Es posible que lo que más miedo le daba a Arlt no era la pobreza, pese a sus esfuerzos por los inventos y las patentes, sino la invisibilidad, ser uno más del montón. Cuando Rita Gnutzmann dice que se anticipa al existencialismo francés en la angustia y la necesidad de inmortalizarse que tienen algunos de sus personajes, sobre todo Astier, pienso en el terror de Arlt ante la imposibilidad de trascendencia. Por eso, supongo, se convirtió en escritor. Y vuelvo a las palabras de Piglia y a su concepto de escritura desacreditada: tuvo que pelear mucho (incluso después de muerto) por ganarse un lugar que hasta entonces ocupaban los hijos más o menos inteligentes de la aristocracia ganadera. Ser escritor, para Arlt, era transgredir el oficio por «prepotencia de trabajo», una de sus famosas frases del prólogo de Los lanzallamas. Huir de la repugnancia de la vida gris que narra en El amor brujo y en algunos de los cuentos de El jorobadito.

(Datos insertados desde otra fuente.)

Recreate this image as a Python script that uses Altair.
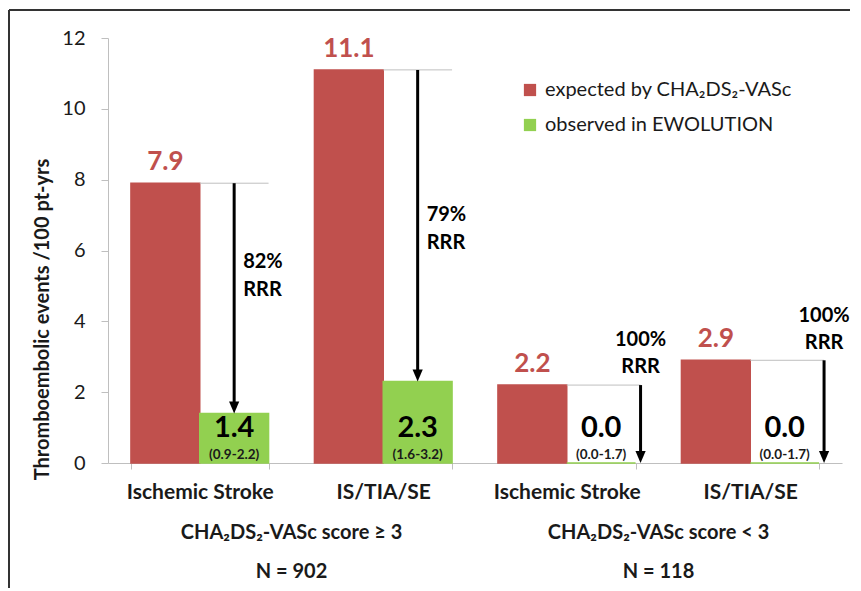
import altair as alt
import pandas as pd

# ---------------- data ----------------
cats = ["IS_hi", "ALL_hi", "IS_lo", "ALL_lo"]
cat_labels = ["Ischemic Stroke", "IS/TIA/SE", "Ischemic Stroke", "IS/TIA/SE"]
series = ["expected by CHA₂DS₂-VASc", "observed in EWOLUTION"]
expected = [7.9, 11.1, 2.2, 2.9]
observed = [1.4, 2.3, 0.0, 0.0]
ci_text = ["(0.9-2.2)", "(1.6-3.2)", "(0.0-1.7)", "(0.0-1.7)"]
rrr_pct = ["82%", "79%", "100%", "100%"]
groups = ["CHA₂DS₂-VASc score ≥ 3", "CHA₂DS₂-VASc score < 3"]
group_n = ["N = 902", "N = 118"]
group_anchor = ["ALL_hi", "ALL_lo"]   # groups are centred on the gap before these categories

# annotation layout (data units)
rrr_y_top = [5.68, 7.0, 3.47, 4.15]
rrr_y_bot = [4.89, 6.21, 2.72, 3.39]
OBS_LABEL_Y = 0.99
CI_LABEL_Y = 0.24

# ---------------- styling ----------------
RED = "#C0504D"
GREEN = "#92D050"
AXIS_GRAY = "#BFBFBF"
TXT = "#1a1a1a"
FONT = "Lato"

W, H = 734, 425
step = W / 4
band = step * 0.75
sub = band / 2

bars = pd.DataFrame({
    "cat": cats * 2,
    "series": [series[0]] * 4 + [series[1]] * 4,
    "value": expected + observed,
})
ann = pd.DataFrame({
    "cat": cats,
    "exp": expected,
    "obs": observed,
    "obs_lbl": [f"{v:.1f}" for v in observed],
    "exp_lbl": [f"{v:.1f}" for v in expected],
    "ci": ci_text,
    "pct": rrr_pct,
    "ry1": rrr_y_top,
    "ry2": rrr_y_bot,
    "obs_y": [OBS_LABEL_Y] * 4,
    "ci_y": [CI_LABEL_Y] * 4,
})
hi = ann[ann["cat"].isin(cats[:2])]
lo = ann[ann["cat"].isin(cats[2:])]
grp = pd.DataFrame({"cat": group_anchor, "g": groups, "n": group_n})

label_expr = " : ".join(
    [f"datum.value == '{c}' ? '{l}'" for c, l in zip(cats, cat_labels)]
) + " : ''"

xscale = alt.Scale(domain=cats, paddingInner=0.25, paddingOuter=0.125)
xoff_scale = alt.Scale(domain=series, paddingInner=0, paddingOuter=0)
yscale = alt.Scale(domain=[0, 12], nice=False)

X = alt.X("cat:N", scale=xscale, title=None,
          axis=alt.Axis(labelExpr=label_expr, labelAngle=0, tickBand="extent",
                        labelFont=FONT, labelFontSize=21, labelFontWeight="bold",
                        labelColor=TXT, labelPadding=12, tickSize=6,
                        domainColor=AXIS_GRAY, tickColor=AXIS_GRAY))
Y = alt.Y("value:Q", scale=yscale, title="Thromboembolic events /100 pt-yrs",
          axis=alt.Axis(values=[0, 2, 4, 6, 8, 10, 12], grid=False,
                        labelFont=FONT, labelFontSize=20, labelColor=TXT,
                        labelPadding=16, tickSize=7,
                        domainColor=AXIS_GRAY, tickColor=AXIS_GRAY,
                        titleFont=FONT, titleFontSize=20, titleFontWeight="bold",
                        titleColor=TXT, titleAngle=-90, titleAlign="center",
                        titleBaseline="middle", titleX=-66, titleY=281))

color = alt.Color("series:N", scale=alt.Scale(domain=series, range=[RED, GREEN]),
                  legend=alt.Legend(title=None, orient="none", legendX=412, legendY=42,
                                    symbolType="square", symbolSize=150,
                                    symbolStrokeWidth=0, labelFont=FONT,
                                    labelFontSize=20, labelColor=TXT, labelLimit=500,
                                    rowPadding=15, padding=0, labelOffset=5))

bar_layer = alt.Chart(bars).mark_bar(strokeWidth=1.5).encode(
    x=X, xOffset=alt.XOffset("series:N", scale=xoff_scale), y=Y, color=color,
    stroke=alt.Stroke("series:N", scale=alt.Scale(domain=series, range=[RED, GREEN]), legend=None),
)


def xat(pos):
    return alt.X("cat:N", scale=xscale, bandPosition=pos)


HI_ARROW = (0.75, 0)   # centre of the observed bar
LO_ARROW = (1.0, 5)    # just right of the observed bar

# gray reference lines at expected level, from red bar edge across the observed slot
ref_hi = alt.Chart(hi).mark_rule(color=AXIS_GRAY, strokeWidth=1).encode(
    x=xat(0.5), x2=alt.X2("cat:N", bandPosition=1), y=alt.Y("exp:Q", scale=yscale))
ref_lo = alt.Chart(lo).mark_rule(color=AXIS_GRAY, strokeWidth=1, x2Offset=5).encode(
    x=xat(0.5), x2=alt.X2("cat:N", bandPosition=1), y=alt.Y("exp:Q", scale=yscale))

ARROW = "M-0.85,-1L0.85,-1L0,1Z"


def arrows(df, spec):
    pos, off = spec
    shaft = alt.Chart(df).mark_rule(color="black", strokeWidth=3, y2Offset=-8,
                                    xOffset=off).encode(
        x=xat(pos), y=alt.Y("exp:Q", scale=yscale), y2="obs:Q")
    head = alt.Chart(df).mark_point(shape=ARROW, filled=True, color="black", opacity=1,
                                    size=144, yOffset=-6, xOffset=off, strokeWidth=0).encode(
        x=xat(pos), y=alt.Y("obs:Q", scale=yscale))
    return shaft + head


arr_hi = arrows(hi, HI_ARROW)
arr_lo = arrows(lo, LO_ARROW)

exp_txt = alt.Chart(ann).mark_text(font=FONT, fontSize=26, fontWeight="bold", color=RED,
                                   baseline="alphabetic", dy=-13).encode(
    x=xat(0.25), y=alt.Y("exp:Q", scale=yscale), text="exp_lbl:N")
obs_txt = alt.Chart(ann).mark_text(font=FONT, fontSize=29, fontWeight="bold", color="black",
                                   baseline="middle").encode(
    x=xat(0.75), y=alt.Y("obs_y:Q", scale=yscale), text="obs_lbl:N")
ci_txt = alt.Chart(ann).mark_text(font=FONT, fontSize=13.5, fontWeight="bold", color=TXT,
                                  baseline="middle").encode(
    x=xat(0.75), y=alt.Y("ci_y:Q", scale=yscale), text="ci:N")


def rrr_layers(df, spec, dx, align):
    pos, off = spec
    base = alt.Chart(df)
    kw = dict(font=FONT, fontSize=20, fontWeight="bold", color="black",
              baseline="middle", align=align, dx=dx + off)
    t1 = base.mark_text(**kw).encode(x=xat(pos), y=alt.Y("ry1:Q", scale=yscale), text="pct:N")
    t2 = base.mark_text(**kw).encode(x=xat(pos), y=alt.Y("ry2:Q", scale=yscale),
                                     text=alt.value("RRR"))
    return t1 + t2


rrr_hi = rrr_layers(hi, HI_ARROW, 9, "left")
rrr_lo = rrr_layers(lo, LO_ARROW, 0, "center")

gap_shift = -(step - band) / 2
grp_txt = alt.Chart(grp).mark_text(font=FONT, fontSize=20, fontWeight="bold", color=TXT,
                                   baseline="middle", dx=gap_shift).encode(
    x=xat(0), y=alt.value(H + 70), text="g:N")
n_txt = alt.Chart(grp).mark_text(font=FONT, fontSize=20, fontWeight="bold", color=TXT,
                                 baseline="middle", dx=gap_shift).encode(
    x=xat(0), y=alt.value(H + 109), text="n:N")

# slide frame
frame_top = alt.Chart(grp).mark_rule(color="#333333", strokeWidth=2).encode(
    x=alt.value(-99), x2=alt.value(W + 20), y=alt.value(-28))
frame_left = alt.Chart(grp).mark_rule(color="#333333", strokeWidth=2).encode(
    x=alt.value(-99), y=alt.value(-28), y2=alt.value(H + 140))

chart = alt.layer(
    bar_layer, ref_hi, ref_lo, arr_hi, arr_lo, exp_txt, obs_txt, ci_txt,
    rrr_hi, rrr_lo, grp_txt, n_txt, frame_top, frame_left,
).properties(
    width=W, height=H,
    padding={"left": 100, "top": 30, "right": 8, "bottom": 125},
    autosize=alt.AutoSizeParams(type="none"),
).configure_view(stroke=None).configure_axis(domainWidth=1, tickWidth=1)

chart.save("out.html", embed_options={"renderer": "svg", "actions": False})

Ser escritor también tenía que ver con escapar de la jaula de las pesadillas nocturnas, de la aterradora claridad, del látigo humillante. En los diarios de Bioy Casares, Borges reparte críticas y elogios hacia Arlt y dice algo que, sin querer, lo emparenta con él: «Estoy seguro de que conferencias, congresos y becas no sirven de mucho. Si una persona está interesada en un tema, no hay cómo evitar que hable de ese tema». Décadas antes, Arlt dijo lo mismo con otras palabras, desde su propio mundo: «Cuando se tiene algo que decir, se escribe en cualquier parte. Sobre una bovina de papel o en un cuarto infernal». La crítica literaria argentina tardó en comprender el legado de Arlt, en darle el lugar que merecía. Otra de las injusticias causadas, probablemente, por una celosa y sesgada manera de entender a Borges en el canon. Hoy, hace años ya, ese extraño apellido que él mismo supo definir como una impronunciable onomatopeya pétrea se pronuncia como un concepto.